Reluctantly, I continued my exploration, leaving this oasis  and it didn’t take long to stumble upon another silent beauty and unlike Adams memorial,  this was left to weather which I found remarkably symbolic. 



Those eyes so real as if telling me their story, and the face as if covered in grief-stricken tears. Created by sculpture American, Gutzon Borglum “Rabboni” it is meant to depict that of Mary Magdalene and has a bronze marker on the back that reads:



This next one was a close second to the Adams Memorial and is simply titled “Memory” and designed by American sculpture William Partridge. The bronze panels along the granite bench that the mourning woman sits depicts Shakespeare’s “Seven Ages of Men.”





The only information I could get on this next one was that it was designed by artist Jules Dechin so I call it “The Raised Hand”




This one, the Frederick Keep Monument, I couldn’t find much information on other than it is designed by artist, James Earle Fraser.

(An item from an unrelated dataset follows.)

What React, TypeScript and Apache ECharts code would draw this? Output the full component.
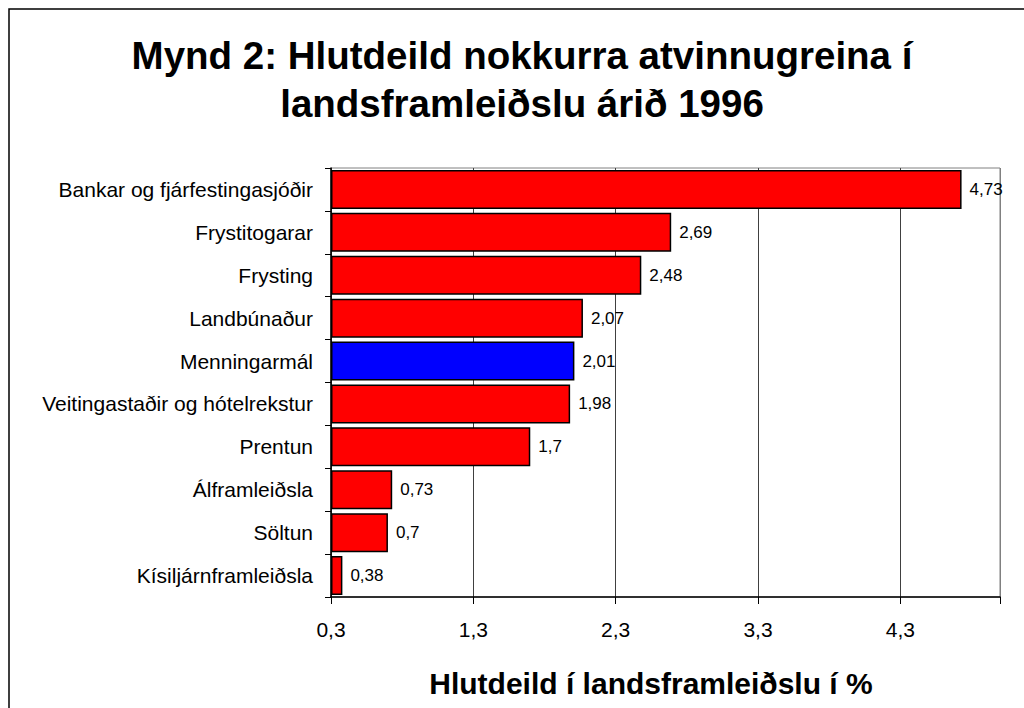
import React, { useEffect, useRef } from "react";
import * as echarts from "echarts";

const categories = [
  "Bankar og fjárfestingasjóðir",
  "Frystitogarar",
  "Frysting",
  "Landbúnaður",
  "Menningarmál",
  "Veitingastaðir og hótelrekstur",
  "Prentun",
  "Álframleiðsla",
  "Söltun",
  "Kísiljárnframleiðsla",
];
const values = [4.73, 2.69, 2.48, 2.07, 2.01, 1.98, 1.7, 0.73, 0.7, 0.38];
const highlighted = "Menningarmál";
const axisStart = 0.3;
const axisEnd = 5.0;
const tickStep = 1;

const titleLines = ["Mynd 2: Hlutdeild nokkurra atvinnugreina í", "landsframleiðslu árið 1996"];
const xAxisTitle = "Hlutdeild í landsframleiðslu í %";

const FONT = "'Liberation Sans', Arial, Helvetica, sans-serif";
const fmt = (v: number) => String(v).replace(".", ",");

export default function App() {
  const ref = useRef<HTMLDivElement>(null);
  useEffect(() => {
    if (!ref.current) return;
    const chart = echarts.init(ref.current, undefined, { renderer: "svg" });
    const span = axisEnd - axisStart;
    chart.setOption({
      animation: false,
      backgroundColor: "#ffffff",
      grid: {
        left: 331,
        right: 24,
        top: 168,
        bottom: 111,
        show: true,
        borderColor: "#808080",
        borderWidth: 1,
        containLabel: false,
      },
      xAxis: {
        type: "value",
        min: 0,
        max: span,
        interval: tickStep,
        axisLine: { show: true, lineStyle: { color: "#000", width: 1.5 } },
        axisTick: { show: true, length: 7, lineStyle: { color: "#000", width: 1 } },
        axisLabel: {
          margin: 22,
          fontFamily: FONT,
          fontSize: 21,
          color: "#000",
          formatter: (v: number) => (v > span - 0.5 ? "" : fmt(Number((v + axisStart).toFixed(1)))),
        },
        splitLine: {
          show: true,
          lineStyle: { color: ["#404040", "#404040", "#404040", "#404040", "#404040", "#808080"], width: 1 },
        },
      },
      yAxis: {
        type: "category",
        data: categories,
        inverse: true,
        axisLine: { show: true, lineStyle: { color: "#000", width: 1.5 } },
        axisTick: { show: true, length: 6, lineStyle: { color: "#000", width: 1 } },
        axisLabel: { margin: 18, fontFamily: FONT, fontSize: 21, color: "#000" },
        splitLine: { show: false },
      },
      series: [
        {
          type: "bar",
          data: values.map((v) => v - axisStart),
          barCategoryGap: "9%",
          itemStyle: {
            color: (p: any) => (p.name === highlighted ? "#0000FF" : "#FF0000"),
            borderColor: "#000",
            borderWidth: 1.5,
          },
          label: {
            show: true,
            position: "right",
            distance: 8,
            fontFamily: FONT,
            fontSize: 17,
            color: "#000",
            formatter: (p: any) => fmt(values[p.dataIndex]),
          },
        },
      ],
      graphic: [
        {
          type: "rect",
          shape: { x: 9, y: 9, width: 1040, height: 730 },
          style: { fill: "none", stroke: "#000", lineWidth: 1.5 },
          silent: true,
        },
        {
          type: "text",
          x: 522,
          y: 55,
          style: {
            text: titleLines[0],
            fontFamily: FONT,
            fontSize: 38.5,
            fontWeight: "bold",
            fill: "#000",
            align: "center",
            verticalAlign: "middle",
          },
        },
        {
          type: "text",
          x: 522,
          y: 103,
          style: {
            text: titleLines[1],
            fontFamily: FONT,
            fontSize: 38.5,
            fontWeight: "bold",
            fill: "#000",
            align: "center",
            verticalAlign: "middle",
          },
        },
        {
          type: "text",
          x: 651,
          y: 683,
          style: {
            text: xAxisTitle,
            fontFamily: FONT,
            fontSize: 30,
            fontWeight: "bold",
            fill: "#000",
            align: "center",
            verticalAlign: "middle",
          },
        },
      ],
    });
    return () => chart.dispose();
  }, []);
  return (
    <div
      ref={ref}
      style={{ position: "absolute", left: 0, top: 0, width: 1024, height: 708 }}
    />
  );
}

Remaining are other images I captured throughout the grounds of various tombstones, monuments and intricate mausoleums.



Finally, the reason that brought me to this secret oasis, the tombstone of Rosalie Poe, which will undoubtedly be included in an upcoming post of my travels along the East Coast in search of Poe Places.


I thoroughly enjoyed the time I spent in this oasis amidst the bustling streets of Washington DC . If you like history and are a fan of funerary sculpture or simply want to adventure somewhere off the beaten path, I would highly recommend a visit to Rock Creek Cemetery.